En réécrivant un "Deleuze" -exactement vingt ans après ma soutenance relative à son oeuvre- j'ai voulu renouer, en format réduit (exercice en soi délicat), avec l'idée simple ou encore "l'image de la pensée" qui anime sa philosophie. Deleuze avait toujours cherché à dégager l'image caractérisant une pensée pour en découvrir le "montage" (ce qui fait de la philosophie quelque chose qui, comme pour le menuisier, requiert la main). Ainsi lorsqu'il écrivait à propos de Kant, Nietzsche ou Spinoza... Quelle a alors été l'image de sa pensée propre? Celle du survol? de la ligne droite qui ouvre un labyrinthe? Sans doute qu'une transversale, dans un monde de courbes, va trancher une coupe, des plans à la manière d'une lame. Et c'est bien ces coupes que mon livre ordonne comme autant de "plans fixes" à animer, à remettre en éventail. Mais plus que tout, ce petit montage -le petit réclamant finalement un style- consiste à chercher une forme capable d'être suivie en une seule journée -ou presque...
Impossible comme on sait de lire Ulysse de Joyce en quelques heures alors même que son roman suit l'ordonnance d'un seul jour. Ma méthode aura été inverse et comme minimaliste : présenter en un seul jour toute une création. Ce qui exige de pouvoir en suivre le temps réel au travers du temps de coupe de la philosophie, contracté sur onze coups, le douzième étant contemplatif, redevable au lecteur lui-même. Que le livre puisse se lire autrement pour un novice, c'est évident. Texte à feuilleter dans la lenteur de la découverte. Mais il faudra bien un moment le saisir au plus près et selon un survol absolu. La variation de ce petit "Deleuze", se dépliera alors bien entre midi et minuit : lecture suivie de poses que constitue l'éventail de ses chapitres.

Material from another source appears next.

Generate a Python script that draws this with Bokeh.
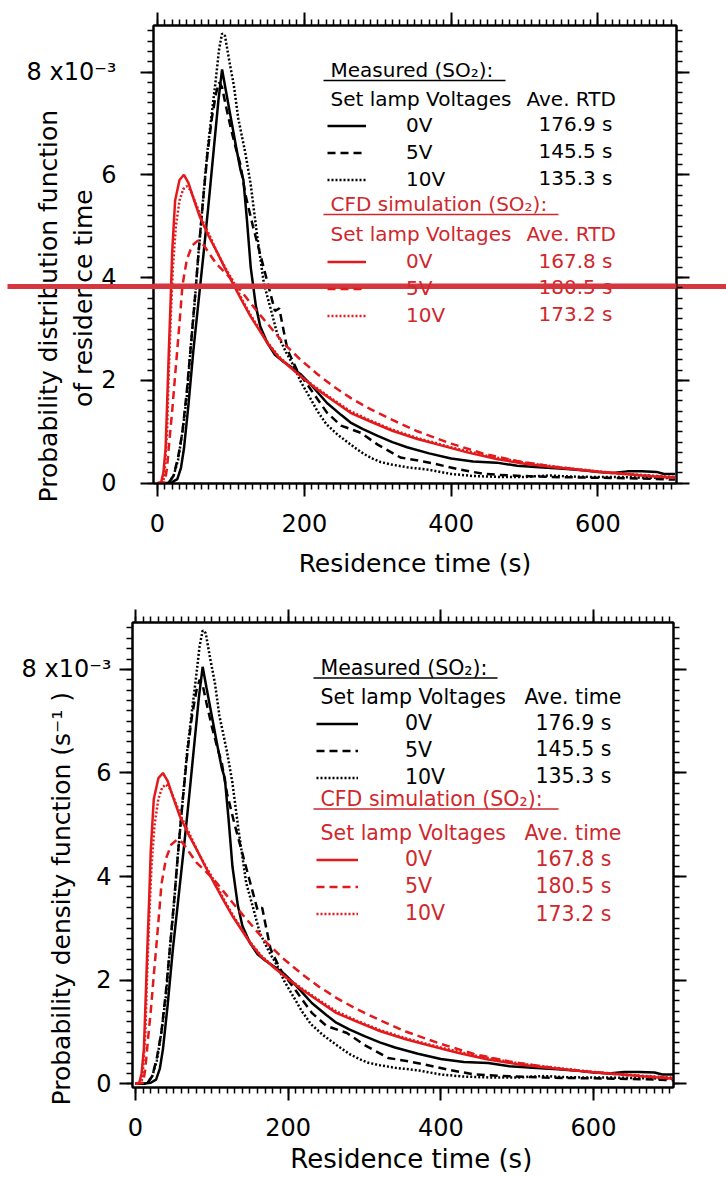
from bokeh.plotting import figure
from bokeh.models import (Range1d, FixedTicker, LinearAxis, Label, Legend,
                          LegendItem, BoxAnnotation)
from bokeh.layouts import column
from bokeh.embed import file_html
from bokeh.resources import INLINE

# ---------------- data (probability density, units of 1e-3 s^-1) ----------------
meas_0v_t = [0, 10, 20, 27, 32, 36, 42, 49, 56, 63, 70, 77, 83, 88, 93, 100, 107, 113, 117, 122,
             127, 134, 140, 150, 160, 170, 181, 195, 210, 231, 250, 263, 280, 300, 320, 340, 370,
             400, 430, 462, 490, 520, 553, 580, 600, 620, 640, 660, 680, 690, 705]
meas_0v_y = [0, 0, 0.02, 0.08, 0.3, 0.67, 1.5, 2.6, 3.55, 4.5, 5.5, 6.55, 7.45, 8.05, 7.65, 7.1,
             6.55, 6.1, 5.9, 5.1, 4.2, 3.45, 3.05, 2.72, 2.5, 2.38, 2.27, 2.12, 1.9, 1.56, 1.33,
             1.18, 1.05, 0.92, 0.8, 0.7, 0.58, 0.48, 0.42, 0.4, 0.34, 0.31, 0.28, 0.25, 0.22, 0.2,
             0.23, 0.23, 0.22, 0.18, 0.18]

meas_5v_t = [0, 15, 22, 28, 34, 40, 45, 51, 56, 62, 68, 74, 80, 84, 88, 93, 100, 107, 113, 120,
             130, 140, 150, 160, 166, 170, 177, 190, 210, 231, 250, 277, 300, 331, 355, 377, 410,
             445, 480, 536, 580, 627, 660, 705]
meas_5v_y = [0, 0, 0.15, 0.5, 1.0, 1.8, 2.6, 3.6, 4.5, 5.5, 6.4, 7.1, 7.6, 7.8, 7.7, 7.35, 6.9,
             6.5, 6.2, 5.6, 5.0, 4.45, 3.9, 3.35, 3.4, 3.1, 2.6, 2.2, 1.8, 1.37, 1.12, 0.98, 0.75,
             0.5, 0.44, 0.38, 0.27, 0.18, 0.15, 0.12, 0.11, 0.1, 0.09, 0.07]

meas_10v_t = [0, 15, 22, 28, 34, 40, 45, 50, 56, 62, 68, 74, 79, 84, 88, 92, 98, 104, 110, 120,
              127, 135, 145, 155, 163, 175, 186, 195, 209, 218, 230, 245, 254, 268, 281, 293,
              304, 320, 340, 370, 400, 430, 468, 500, 520, 536, 560, 600, 627, 660, 705]
meas_10v_y = [0, 0, 0.15, 0.45, 1.0, 1.7, 2.6, 3.4, 4.5, 5.5, 6.46, 7.2, 7.8, 8.45, 8.75, 8.7,
              8.2, 7.74, 7.1, 6.4, 5.81, 4.9, 3.88, 3.35, 2.91, 2.55, 2.27, 1.98, 1.63, 1.4, 1.15,
              0.95, 0.85, 0.7, 0.57, 0.48, 0.41, 0.36, 0.31, 0.26, 0.18, 0.14, 0.12, 0.12, 0.14,
              0.15, 0.13, 0.12, 0.12, 0.11, 0.1]

cfd_0v_t = [0, 5, 8, 11, 13, 15.5, 18, 20, 24, 30, 36, 42, 50, 58, 70, 81, 92, 104, 115, 127,
            140, 150, 165, 181, 200, 218, 240, 263, 290, 320, 354, 380, 422, 462, 500, 540, 581,
            620, 660, 705]
cfd_0v_y = [0, 0.02, 0.2, 0.67, 1.5, 2.6, 3.6, 4.5, 5.5, 5.9, 6.0, 5.85, 5.5, 5.17, 4.8, 4.5,
            4.18, 3.85, 3.55, 3.24, 2.95, 2.72, 2.45, 2.25, 2.02, 1.82, 1.6, 1.37, 1.2, 1.02, 0.86,
            0.76, 0.6, 0.47, 0.38, 0.31, 0.25, 0.2, 0.15, 0.1]

cfd_5v_t = [0, 10, 13, 16, 20, 24, 27, 31, 34, 40, 47, 55, 62, 70, 80, 92, 104, 115, 127, 140,
            150, 172, 195, 218, 240, 263, 290, 320, 354, 400, 445, 490, 536, 580, 627, 660, 705]
cfd_5v_y = [0, 0.02, 0.3, 0.8, 1.4, 2.1, 2.6, 3.3, 3.85, 4.35, 4.62, 4.72, 4.65, 4.48, 4.27,
            4.1, 3.92, 3.72, 3.5, 3.27, 3.1, 2.72, 2.4, 2.12, 1.88, 1.66, 1.44, 1.23, 1.01, 0.77,
            0.57, 0.43, 0.33, 0.25, 0.19, 0.15, 0.11]

cfd_10v_t = [0, 8, 10, 13, 15, 18, 21, 25, 30, 35, 40, 45, 52, 60, 70, 81, 92, 104, 115, 127,
             140, 150, 165, 181, 200, 218, 240, 263, 290, 320, 354, 400, 450, 500, 550, 600, 650,
             705]
cfd_10v_y = [0, 0.02, 0.3, 1.0, 2.0, 3.2, 4.2, 5.0, 5.5, 5.72, 5.78, 5.7, 5.45, 5.15, 4.85, 4.5,
             4.2, 3.9, 3.58, 3.27, 2.97, 2.74, 2.47, 2.26, 2.03, 1.84, 1.62, 1.4, 1.22, 1.04, 0.88,
             0.7, 0.53, 0.4, 0.31, 0.23, 0.17, 0.12]

voltages = ["0V", "5V", "10V"]
measured_ave = ["176.9 s", "145.5 s", "135.3 s"]
cfd_ave = ["167.8 s", "180.5 s", "173.2 s"]

x_major = [0, 200, 400, 600]
x_minor = list(range(0, 710, 10))
y_major = [0, 2, 4, 6, 8]
y_minor = [round(0.2 * i, 1) for i in range(0, 45)]

FONT = "DejaVu Sans"
RED_LINE = "#e3191c"
RED_TEXT = "#d0272c"
BAR_RED = "#d4373e"
NBSP = "\u00a0"


def make_panel(cfg):
    L, R, T, B = cfg["frame"]
    x0, x1 = cfg["xr"]
    y0, y1 = cfg["yr"]

    def dx(px):
        return x0 + (px - L) * (x1 - x0) / (R - L)

    def dy(py):
        return y0 + (B - py) * (y1 - y0) / (B - T)

    p = figure(frame_width=R - L, frame_height=B - T,
               x_range=Range1d(x0, x1), y_range=Range1d(y0, y1),
               output_backend="svg", toolbar_location=None,
               min_border_left=cfg["bl"], min_border_right=cfg["br"],
               min_border_top=cfg["bt"], min_border_bottom=cfg["bb"])
    p.frame_align = False
    p.xgrid.visible = False
    p.ygrid.visible = False
    p.outline_line_color = "black"
    p.outline_line_width = 2
    p.background_fill_color = "white"
    p.border_fill_color = "white"

    def style(ax, fs, standoff, labels=True):
        ax.axis_line_color = "black"
        ax.axis_line_width = 2
        ax.major_tick_line_width = 2
        ax.minor_tick_line_width = 1.5
        ax.major_tick_out = 13
        ax.major_tick_in = 0
        ax.minor_tick_out = 6
        ax.minor_tick_in = 0
        ax.major_label_text_font = FONT
        ax.major_label_text_color = "black"
        ax.axis_label_text_font = FONT
        ax.axis_label_text_font_style = "normal"
        ax.axis_label_text_color = "black"
        if labels:
            ax.major_label_text_font_size = fs
            ax.major_label_standoff = standoff
        else:
            ax.major_label_text_font_size = "0px"
            ax.major_label_text_color = None
            ax.major_label_standoff = 0

    p.xaxis.ticker = FixedTicker(ticks=x_major, minor_ticks=x_minor)
    p.yaxis.ticker = FixedTicker(ticks=y_major, minor_ticks=y_minor)
    xa = p.xaxis[0]
    ya = p.yaxis[0]
    style(xa, cfg["tick_fs"], cfg["x_standoff"])
    style(ya, cfg["tick_fs"], cfg["y_standoff"])
    ya.major_label_overrides = {8: "8 x10\u207b\u00b3"}

    # axis titles
    xa.axis_label = cfg["xtitle"]
    xa.axis_label_text_font_size = cfg["xtitle_fs"]
    xa.axis_label_standoff = cfg["xtitle_standoff"]
    ya.axis_label = cfg["ytitle"]
    ya.axis_label_text_font_size = cfg["ytitle_fs"]
    ya.axis_label_standoff = cfg["ytitle_standoff"]
    ya.axis_label_text_line_height = cfg["ytitle_lh"]

    top_ax = LinearAxis(ticker=FixedTicker(ticks=x_major, minor_ticks=x_minor))
    style(top_ax, "0px", 0, labels=False)
    top_ax.major_label_overrides = {t: "" for t in x_major}
    p.add_layout(top_ax, "above")
    right_ax = LinearAxis(ticker=FixedTicker(ticks=y_major, minor_ticks=y_minor))
    style(right_ax, "0px", 0, labels=False)
    right_ax.major_label_overrides = {t: "" for t in y_major}
    p.add_layout(right_ax, "right")

    # curves
    r_m0 = p.line(meas_0v_t, meas_0v_y, line_color="black", line_width=2.5)
    r_m5 = p.line(meas_5v_t, meas_5v_y, line_color="black", line_width=2.5, line_dash="8 5")
    r_m10 = p.line(meas_10v_t, meas_10v_y, line_color="black", line_width=2.5, line_dash="2 2")
    r_c0 = p.line(cfd_0v_t, cfd_0v_y, line_color=RED_LINE, line_width=2.5)
    r_c5 = p.line(cfd_5v_t, cfd_5v_y, line_color=RED_LINE, line_width=2.5, line_dash="8 5")
    r_c10 = p.line(cfd_10v_t, cfd_10v_y, line_color=RED_LINE, line_width=2.5, line_dash="2 2")

    lf = cfg["leg_fs"]

    def legend(renderers, color, loc):
        items = [LegendItem(label=v, renderers=[r]) for v, r in zip(voltages, renderers)]
        lg = Legend(items=items, location=loc, padding=0, margin=0, spacing=0,
                    glyph_width=cfg["glyph_w"], glyph_height=27, label_height=27,
                    label_standoff=cfg["label_standoff"], label_text_font=FONT,
                    label_text_font_size=lf, label_text_color=color,
                    border_line_alpha=0, background_fill_alpha=0)
        p.add_layout(lg)

    legend([r_m0, r_m5, r_m10], "black", cfg["leg1_loc"])
    legend([r_c0, r_c5, r_c10], RED_TEXT, cfg["leg2_loc"])

    def text(px, py, s, color="black"):
        # py is the wanted baseline; the label box sits ~8px lower than asked
        p.add_layout(Label(x=dx(px), y=dy(py - 8), text=s, text_color=color, text_font=FONT,
                           text_font_size=lf, text_align="left",
                           text_baseline="alphabetic"))

    def underline(px0, px1, py, color):
        p.add_layout(BoxAnnotation(left=dx(px0), right=dx(px1), top=dy(py - 0.8),
                                   bottom=dy(py + 0.8), fill_color=color, fill_alpha=1,
                                   line_alpha=0))

    hx, ax_, vx = cfg["cols"]
    rows = cfg["rows"]
    uo = cfg["ul_off"]
    text(hx, rows[0], "Measured (SO\u2082):")
    underline(hx - 7, cfg["ul1_end"], rows[0] + uo, "black")
    text(hx, rows[1], "Set lamp Voltages")
    text(ax_, rows[1], cfg["ave_label"])
    for i in range(3):
        text(vx, rows[2 + i], measured_ave[i])
    text(hx, rows[5], "CFD simulation (SO\u2082):", RED_TEXT)
    underline(hx - 7, cfg["ul2_end"], rows[5] + uo, RED_TEXT)
    text(hx, rows[6], "Set lamp Voltages", RED_TEXT)
    text(ax_, rows[6], cfg["ave_label"], RED_TEXT)
    for i in range(3):
        text(vx, rows[7 + i], cfd_ave[i], RED_TEXT)

    if cfg.get("redbar"):
        y_a, y_b, out_len = cfg["redbar"]
        ymid = round(dy((y_a + y_b) / 2), 4)
        # outermost left axis whose single long tick carries the bar across the canvas
        bar_ax = LinearAxis(ticker=FixedTicker(ticks=[ymid], minor_ticks=[]))
        bar_ax.axis_line_color = None
        bar_ax.minor_tick_line_color = None
        bar_ax.minor_tick_out = 0
        bar_ax.minor_tick_in = 0
        bar_ax.major_tick_line_color = BAR_RED
        bar_ax.major_tick_line_width = y_b - y_a
        bar_ax.major_tick_line_cap = "butt"
        bar_ax.major_tick_out = out_len
        bar_ax.major_tick_in = 800
        bar_ax.major_label_text_color = None
        bar_ax.major_label_text_font_size = "0px"
        bar_ax.major_label_standoff = 0
        bar_ax.major_label_overrides = {ymid: ""}
        p.add_layout(bar_ax, "left")
        # the same bar over the texts inside the frame
        p.add_layout(BoxAnnotation(left=dx(L - 10), right=dx(R + 10), top=dy(y_a),
                                   bottom=dy(y_b), fill_color=BAR_RED, fill_alpha=1,
                                   line_alpha=0, level="overlay"))
    return p


top_cfg = dict(
    frame=(153, 676, 25, 483), xr=(-5.45, 707.1), yr=(-0.006, 8.905),
    bl=153, br=50, bt=25, bb=106,
    tick_fs="24px", x_standoff=17, y_standoff=24,
    xtitle="Residence time (s)", xtitle_fs="25px", xtitle_standoff=14,
    ytitle=("Probability distribution function" + NBSP * 13 + "\n"
            + "of residence time" + NBSP * 11),
    ytitle_fs="25px", ytitle_standoff=-74, ytitle_lh=1.2,
    leg_fs="20px", glyph_w=39, label_standoff=40,
    leg1_loc=(174, 290.5), leg2_loc=(174, 154.3),
    cols=(330, 526, 538),
    rows=[77, 106, 131.7, 158.3, 185, 211, 241, 268.3, 294, 321.7],
    ul_off=3, ul1_end=505, ul2_end=558, ave_label="Ave. RTD",
    redbar=(283, 288, 23),
)

bottom_cfg = dict(
    frame=(132, 673, 622, 1087), xr=(-3.9, 704.8), yr=(-0.071, 8.905),
    bl=132, br=53, bt=33, bb=90,
    tick_fs="24px", x_standoff=17, y_standoff=8,
    xtitle=NBSP * 2 + "Residence time (s)", xtitle_fs="26px", xtitle_standoff=5,
    ytitle="Probability density function (s\u207b\u00b9 )" + NBSP * 11,
    ytitle_fs="25px", ytitle_standoff=-57, ytitle_lh=1.2,
    leg_fs="20.5px", glyph_w=42, label_standoff=47,
    leg1_loc=(184, 296.2), leg2_loc=(184, 160.1),
    cols=(320, 524, 535),
    rows=[675, 704, 730, 756.7, 783.3, 806, 840, 866.7, 893.5, 921],
    ul_off=2.5, ul1_end=497, ul2_end=558, ave_label="Ave. time",
)

p1 = make_panel(top_cfg)
p2 = make_panel(bottom_cfg)

layout = column(p1, p2, spacing=0)
open("out.html", "w").write(file_html(layout, INLINE))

Se révélerait ainsi ce que Deleuze entendait par la philosophie en tant qu'une "animation de concepts" ainsi qu'il devait me l'écrire dans une lettre datée de 1989 et dont j'ai demandé à Fanny Deleuze l'autorisation de reproduire un extrait (elle est accessible ci-dessous en son entier au titre d'une caution).
On pourra -je m'en doute bien- me reprocher la courbure du ton adopté en ouverture, le caractère trop sobre du style déployé, mais ce serait passer complètement à côté de la formule adoptée par le format, le mouvement que j'ai choisi de composer selon une démarche qui est non seulement progressive mais également littéraire comme celle de la "nouvelle" par Deleuze appliquée à la philosophie. Il y a là l'exigence d'un pas de course traversant par exemple comme les ailes du "Louvre", y associant les fragments, réenchainant les textes ventilés. C'est seulement dans cette vitesse particulière que pourra devenir intelligible l'imagination des philosophes qui ne créent pas seulement des concepts mais tout autant des machines à Vision, des espaces absolument visionnaires.